Dr Taimur Rehman and Diep Saeeda filed these applications through Advocate Yasir Latif Hamdani.

The office objected to the locus standi of the applicants who submitted that a frivolous impression was created by the petitioner organisation (Tehrik-i-Hurmat-e-Rasool) in the case that the decision to rename Fawara Chowk after a freedom fighter was a conspiracy against Pakistan.

The applicants stated that the renaming of Shadman Chowk after Bhagat Singh was a supreme act of patriotism in fact. They said Pakistan is a Muslim country where people respect and cherish the Holy Prophet (Peace be upon him).

They said the petitioner had no locus standi in the matter as Bhagat Singh, the freedom fighter, was known to hold no animosity towards Islam or our Holy Prophet (Peace be upon him).

They pleaded that Bhagat Singh was a non-communal freedom fighter who stood for the independence of the subcontinent from British imperialism for all people of the region, including the Muslims.
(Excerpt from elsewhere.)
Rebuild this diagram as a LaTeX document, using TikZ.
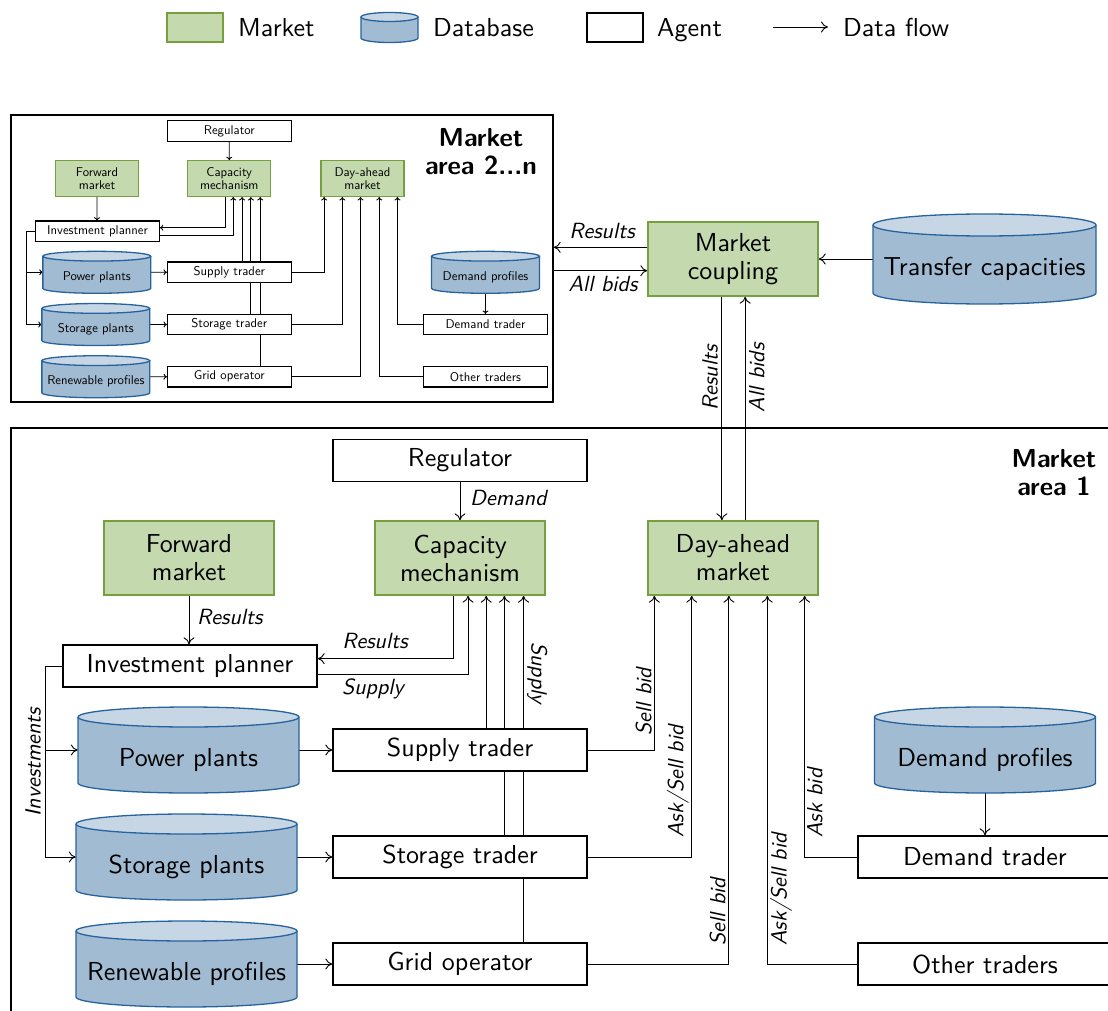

The applicants said the petitioner was incensed at the suggestion of renaming the Chowk earlier named after Chaudhry Rehmat Ali, who in his writings roundly abused and attacked Quaid-i-Azam Muhammad Ali Jinnah.

They said it was true that Chaudhry Rehmat Ali came up with the name of the new country but it was also well known that he distanced himself from Pakistan after its creation in 1947 and choose to live the rest of his life in England and wrote abusivetomes against the Quaid-i-Azam and the Muslim League.

They further said the city district government’s decision to rename the Chowk was a case of legitimate exercise of executive authority which could not be impugned and was certainly not anti-Pakistan or anti-Islam by any stretch of imagination.

The applicants, therefore, prayed to the court to make them necessary and proper parties to the pending litigation.